• As of the mid-1960s, only about 1/2 of adults had completed high school and about 1 in 13 had completed a college degree.
  • By 1980, about 2 out of 3 adults had completed high school, and about 1 in 8 adults had completed a college degree.
  • As of 1990, about 1 in 5 adults had completed a college degree and 4 out of 5 adults had completed high school.
  • A few years from today, 1 out of 2 adults will have completed a college degree.

Another chart showing back to 1940

For the 2nd half of the 20th century, the U.S. out competed much of the world due to two things:

  • The US did not suffer the physical damage of WW2, as faced by Europe, Russia and Japan. The US still had industrial capacity, including much left over from WW2 military goods manufacturing.
  • An expanding educated class created a higher skilled work force.

At this point, adding more skilled workers has diminishing returns, plus the costs of college education are among the fastest rising prices of any good or service in the U.S. economy.

Here is an alternate view of educational attainment, from the U.S. Census:

CPS Historical Time Series Visualizations (census.gov)

Additional Thoughts

Many older workers had less education than their follow-on cohorts. Certainly, they learned much on the job through experience. However, we put more emphasis on certifiable training (degrees), and a faster pace of change in many industries meant that learned skills had a shorter useful lifespan.

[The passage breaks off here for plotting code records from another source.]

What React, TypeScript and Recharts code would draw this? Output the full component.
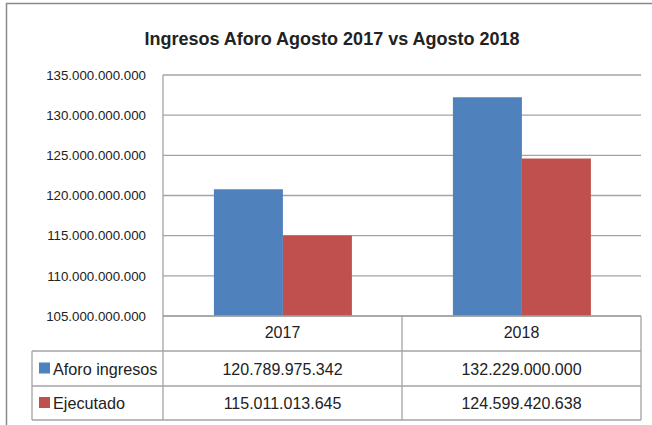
import React from 'react';
import { BarChart, Bar, XAxis, YAxis, CartesianGrid } from 'recharts';

const categories = ['2017', '2018'];
const aforoIngresos = [120789975342, 132229000000];
const ejecutado = [115011013645, 124599420638];
const seriesNames = ['Aforo ingresos', 'Ejecutado'];
const seriesColors = ['#4f81bd', '#c0504d'];
const yTicks = [
    105000000000, 110000000000, 115000000000, 120000000000,
    125000000000, 130000000000, 135000000000,
];

const W = 652;
const H = 425;
const PLOT_LEFT = 163;
const PLOT_RIGHT = 641;
const PLOT_TOP = 75;
const PLOT_BOTTOM = 316;
const TABLE_LEFT = 32;
const ROW_LINES = [351, 386, 420];
const GRID = '#a3a3a3';
const TEXT = '#222';
const FONT = "'Liberation Sans', Arial, sans-serif";

// 120789975342 -> 120.789.975.342
const fmt = (n: number) => String(n).replace(/\B(?=(\d{3})+(?!\d))/g, '.');

const data = categories.map((c, i) => ({
    year: c,
    aforo: aforoIngresos[i],
    ejecutado: ejecutado[i],
}));
const seriesValues = [aforoIngresos, ejecutado];

const App: React.FC = () => {
    const colW = (PLOT_RIGHT - PLOT_LEFT) / categories.length;
    const rowTops = [PLOT_BOTTOM, ...ROW_LINES];

    return (
        <div style={{ position: 'absolute', left: 0, top: 0, width: W, height: H, overflow: 'hidden', background: '#fff', fontFamily: FONT }}>
            <BarChart
                width={W}
                height={H}
                data={data}
                margin={{ top: PLOT_TOP, right: W - PLOT_RIGHT, bottom: H - PLOT_BOTTOM - 35, left: 0 }}
                barCategoryGap="21.3%"
                barGap={0}
            >
                <CartesianGrid vertical={false} stroke={GRID} strokeWidth={1.3} />
                <YAxis
                    width={PLOT_LEFT}
                    domain={[105000000000, 135000000000]}
                    ticks={yTicks}
                    interval={0}
                    tickFormatter={fmt}
                    tickLine={false}
                    tickSize={0}
                    tickMargin={17}
                    axisLine={{ stroke: GRID, strokeWidth: 1.3 }}
                    tick={{ fill: TEXT, fontSize: 13.3, fontFamily: FONT }}
                    allowDataOverflow
                />
                <XAxis
                    dataKey="year"
                    height={35}
                    tickLine={false}
                    tickSize={0}
                    tickMargin={11}
                    axisLine={{ stroke: GRID, strokeWidth: 1.3 }}
                    tick={{ fill: TEXT, fontSize: 16, fontFamily: FONT }}
                />
                <Bar dataKey="aforo" name={seriesNames[0]} fill={seriesColors[0]} isAnimationActive={false} />
                <Bar dataKey="ejecutado" name={seriesNames[1]} fill={seriesColors[1]} isAnimationActive={false} />
            </BarChart>

            <svg width={W} height={H} style={{ position: 'absolute', left: 0, top: 0, pointerEvents: 'none' }}>
                {/* chart frame */}
                <rect x={6.5} y={3.5} width={W + 20} height={H + 20} fill="none" stroke="#8a8a8a" strokeWidth={1.5} />
                <text x={332} y={45} textAnchor="middle" fontSize={18} fontWeight="bold" fill={TEXT} fontFamily={FONT}>
                    Ingresos Aforo Agosto 2017 vs Agosto 2018
                </text>

                {/* data table */}
                {ROW_LINES.map((y) => (
                    <line key={y} x1={TABLE_LEFT} x2={PLOT_RIGHT} y1={y} y2={y} stroke={GRID} strokeWidth={1.3} />
                ))}
                <line x1={TABLE_LEFT} x2={TABLE_LEFT} y1={ROW_LINES[0]} y2={ROW_LINES[2]} stroke={GRID} strokeWidth={1.3} />
                {categories.map((c, i) => (
                    <line key={c} x1={PLOT_LEFT + colW * (i + 1)} x2={PLOT_LEFT + colW * (i + 1)} y1={PLOT_BOTTOM} y2={ROW_LINES[2]} stroke={GRID} strokeWidth={1.3} />
                ))}
                <line x1={PLOT_LEFT} x2={PLOT_LEFT} y1={PLOT_BOTTOM} y2={ROW_LINES[2]} stroke={GRID} strokeWidth={1.3} />

                {seriesNames.map((name, s) => {
                    const top = rowTops[s + 1];
                    const bottom = rowTops[s + 2];
                    const mid = (top + bottom) / 2;
                    return (
                        <g key={name}>
                            <rect x={39} y={mid - 6} width={11} height={11} fill={seriesColors[s]} />
                            <text x={53} y={mid + 6} fontSize={16.2} fill={TEXT} fontFamily={FONT}>
                                {name}
                            </text>
                            {seriesValues[s].map((v, i) => (
                                <text key={i} x={PLOT_LEFT + colW * (i + 0.5)} y={mid + 6} textAnchor="middle" fontSize={16} fill={TEXT} fontFamily={FONT}>
                                    {fmt(v)}
                                </text>
                            ))}
                        </g>
                    );
                })}
            </svg>
        </div>
    );
};

export default App;
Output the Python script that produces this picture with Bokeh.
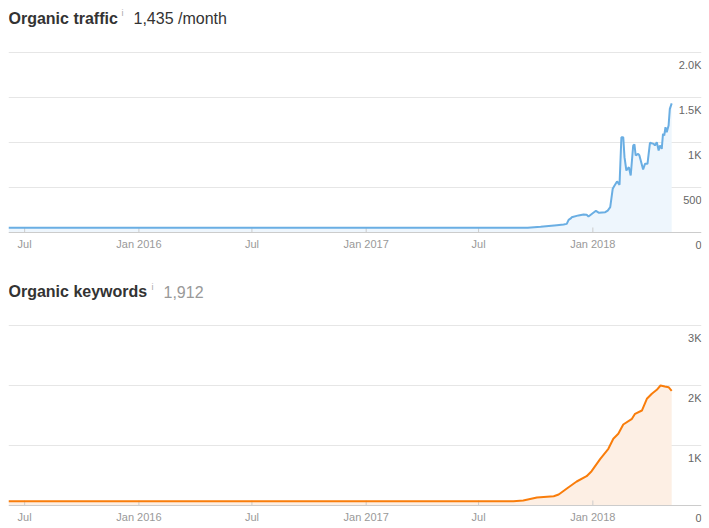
import math
import pandas as pd
from bokeh.plotting import figure
from bokeh.layouts import column
from bokeh.models import (Range1d, FixedTicker, ColumnDataSource, LabelSet, Label, Span)
from bokeh.core.properties import value
from bokeh.embed import file_html
from bokeh.resources import INLINE

# ---------------- data ----------------
traffic_dates = ["2015-06-05", "2017-09-18", "2017-10-09", "2017-11-04", "2017-11-15",
                 "2017-11-20", "2017-11-23", "2017-11-27", "2017-11-28", "2017-12-09",
                 "2017-12-17", "2017-12-22", "2017-12-25", "2018-01-06", "2018-01-11",
                 "2018-01-21", "2018-01-25", "2018-01-29", "2018-02-02", "2018-02-05",
                 "2018-02-09", "2018-02-13", "2018-02-16", "2018-02-19", "2018-02-21",
                 "2018-02-24", "2018-02-28", "2018-03-03", "2018-03-07", "2018-03-09",
                 "2018-03-11", "2018-03-15", "2018-03-17", "2018-03-23", "2018-03-26",
                 "2018-03-30", "2018-04-03", "2018-04-09", "2018-04-11", "2018-04-14",
                 "2018-04-17", "2018-04-19", "2018-04-22", "2018-04-24", "2018-04-26",
                 "2018-04-28", "2018-04-30", "2018-05-03", "2018-05-05", "2018-05-08"]
traffic_values = [52, 52, 63, 81, 88,
                  96, 141, 160, 170, 190,
                  200, 197, 178, 241, 219,
                  226, 244, 281, 485, 522,
                  567, 530, 1059, 1059, 837,
                  689, 726, 633, 967, 978,
                  856, 874, 856, 700, 763,
                  763, 997, 985, 967, 1003,
                  911, 967, 930, 1097, 1078,
                  1170, 1114, 1189, 1374, 1435]

keyword_dates = ["2015-06-05", "2017-08-26", "2017-09-11", "2017-10-03", "2017-10-30",
                 "2017-11-07", "2017-11-23", "2017-12-06", "2017-12-22", "2017-12-30",
                 "2018-01-13", "2018-01-26", "2018-02-03", "2018-02-11", "2018-02-19",
                 "2018-03-05", "2018-03-10", "2018-03-21", "2018-03-29", "2018-04-06",
                 "2018-04-14", "2018-04-20", "2018-04-27", "2018-05-03", "2018-05-08"]
keyword_values = [72, 72, 83, 133, 155,
                  183, 305, 400, 488, 572,
                  778, 945, 1112, 1195, 1350,
                  1445, 1528, 1583, 1778, 1862,
                  1928, 2000, 1983, 1972, 1912]

x_tick_dates = ["2015-07-01", "2016-01-01", "2016-07-01", "2017-01-01", "2017-07-01", "2018-01-01"]
x_tick_labels = ["Jul", "Jan 2016", "Jul", "Jan 2017", "Jul", "Jan 2018"]

traffic_ticks = [0, 500, 1000, 1500, 2000]
traffic_tick_labels = ["0", "500", "1K", "1.5K", "2.0K"]
keyword_ticks = [0, 1000, 2000, 3000]
keyword_tick_labels = ["0", "1K", "2K", "3K"]

x_start = "2015-06-05"
x_end = "2018-06-25"

FONT = "Liberation Sans"


def make_chart(dates, values, ymax, yticks, ylabels, line_color, fill_color,
               title, value_text, value_color, i_x, value_x, i_rise, height):
    # plot frame covers the whole canvas height; value 0 sits 232px below the top,
    # the top tick value sits 52px below the top
    zero_px, top_px = 232, 52
    units_per_px = ymax / (zero_px - top_px)
    y_lo = -(height - zero_px) * units_per_px
    y_hi = zero_px * units_per_px

    p = figure(width=709, height=height, x_axis_type="datetime",
               x_axis_location=None, y_axis_location=None,
               output_backend="svg", toolbar_location=None,
               min_border_left=8, min_border_right=8, min_border_top=0, min_border_bottom=0)
    p.x_range = Range1d(pd.Timestamp(x_start), pd.Timestamp(x_end))
    p.y_range = Range1d(y_lo, y_hi)
    p.outline_line_color = None
    p.background_fill_color = "white"
    p.border_fill_color = "white"

    src = ColumnDataSource(dict(x=pd.to_datetime(dates), y=values, y0=[0] * len(values)))
    p.varea(x="x", y1="y0", y2="y", source=src, fill_color=fill_color, fill_alpha=1)

    p.xgrid.visible = False
    p.ygrid.ticker = FixedTicker(ticks=yticks[1:])
    p.ygrid.grid_line_color = "#e6e6e6"
    p.ygrid.grid_line_width = 1

    # x axis line and inward ticks
    p.add_layout(Span(location=0, dimension="width", line_color="#cccccc", line_width=1))
    tsrc = ColumnDataSource(dict(x=pd.to_datetime(x_tick_dates), y=[0] * len(x_tick_dates),
                                 text=x_tick_labels))
    p.ray(x="x", y="y", source=tsrc, length=5, length_units="screen", angle=math.pi / 2,
          line_color="#cccccc", line_width=1)

    p.line(x="x", y="y", source=src, line_color=line_color, line_width=2)

    p.add_layout(LabelSet(x="x", y="y", text="text", source=tsrc, text_align="center",
                          text_baseline="alphabetic", y_offset=-15,
                          text_font=value(FONT), text_font_size="11px", text_color="#999999"))

    ysrc = ColumnDataSource(dict(x=[pd.Timestamp(x_end)] * len(yticks), y=yticks, text=ylabels))
    p.add_layout(LabelSet(x="x", y="y", text="text", source=ysrc, text_align="right",
                          text_baseline="alphabetic", y_offset=-16,
                          text_font=value(FONT), text_font_size="11px", text_color="#666666"))

    ty = height - 18
    p.add_layout(Label(x=0, y=ty, x_units="screen", y_units="screen", text=title,
                       text_font=FONT, text_font_size="16px", text_font_style="bold",
                       text_color="#333333", text_baseline="alphabetic"))
    p.add_layout(Label(x=i_x, y=ty + i_rise, x_units="screen", y_units="screen", text="i",
                       text_font=FONT, text_font_size="9px",
                       text_color="#aaaaaa", text_baseline="alphabetic"))
    p.add_layout(Label(x=value_x, y=ty, x_units="screen", y_units="screen", text=value_text,
                       text_font=FONT, text_font_size="16px",
                       text_color=value_color, text_baseline="alphabetic"))
    return p


p1 = make_chart(traffic_dates, traffic_values, 2000, traffic_ticks, traffic_tick_labels,
                "#6aaee3", "#eef6fd", "Organic traffic", "1,435 /month", "#333333",
                113, 125, 6, 273)
p2 = make_chart(keyword_dates, keyword_values, 3000, keyword_ticks, keyword_tick_labels,
                "#f97d0b", "#fdefe4", "Organic keywords", "1,912", "#999999",
                143, 155, 5, 255)

layout = column(p1, p2)
open("out.html", "w").write(file_html(layout, INLINE))
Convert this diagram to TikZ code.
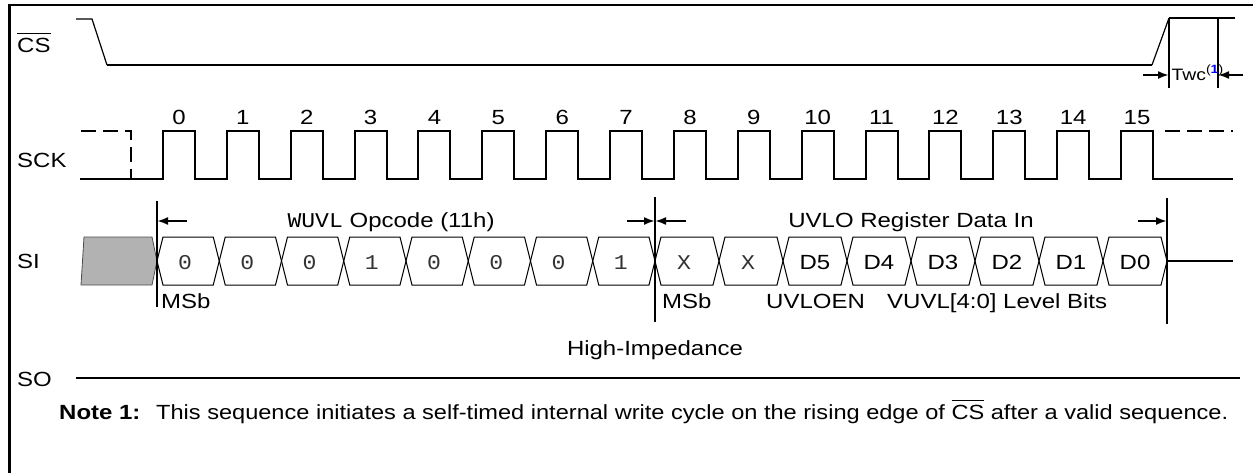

Combined, this leads to many older workers being at a disadvantage compared to younger, better educated workers, who are trained on the latest technology and methods. Many older workers are experts on techniques that have been replaced and may not have opportunities to retrain on newer technologies.

Many older workers left the work force during Covid – some involuntarily via layoffs and furloughs, and some voluntarily because they did not wish to put themselves at perceived risks for Covid-19. Once the pandemic ran its course (most everyone has now had Covid and carries a degree of immunity), many have chosen not to re-enter the work force, or have been unable to re-enter the workforce. The latter because their skills are now dated and/or they are unable to find work that pays what they did before and do not see a return to the workforce as a good trade off. The US Chamber of Commerce has some additional background on this issue.

Additionally, some estimate that up to 240,000 previously working persons died due to Covid. That estimate is based on some broad assumptions, and I suspect it is at least 2x too high. Nevertheless, the overall effect is the labor participation rate has dropped, and a few million workers are now “missing” from the labor force. Combine that with the shortage of younger workers, especially teens and below, and below about age 30 – and we have a legitimate shortage of workers relative to the supply of labor in the past.

While teen workers may not seem important, this becomes a problem too. Not long ago, many teens started their work experience by working part time in fast food restaurants and retail. Today, due to both a reduced teen population and a lack of teens interested in this work, adults have been hired in their place – contributing to the shortage of adult workers in other areas.

When Everyone Has a College Degree, How do you Stand Out?

From a survey of a few hundred individuals on LinkedIn, it looks to me that if you are a high achiever who desires to move upwards – in many industries and many fields, you need to stand out from the crowd.

The most common ways to do that are

  • Attend a “name” university. Literally a “top 50” university. This means a Stanford, a UCLA, a University of Ohio, MIT, Harvard, Yale, Georgetown, University of Washington, etc.
  • Pursue a graduate degree. Which degree you pursue depends upon field and type of work you do. This may be a terminal degree such as the MBA, or a PhD. Consider cross training with 2 Masters degrees.
  • Study abroad and/or work abroad. Nearly 100% of the those whose background I checked, via LinkedIn or other online bios, had done study abroad programs and/or internship or work abroad early in their careers. Obviously, this varies by career field and most of those I looked at were in computer science, engineering or business/finance roles.

College education was a way for younger workers to stand out, during the past 50 years, hence the rising number of college graduates. Will this remain true into the future when there are fewer young, new workers? Hard to say. Society has a sense of inertia on this topic and it may be hard to change the expectation that academic certification outweighs on the job learning. On the other hand, in 2022, several airlines announced that a 4-year degree would no longer be required for airline pilot applicants who meet all other requirements. Several tech companies said they were now hiring “software boot camp” grads lacking a relevant college degree in software development. In that sense, the push for multiple college degrees may already be dropping.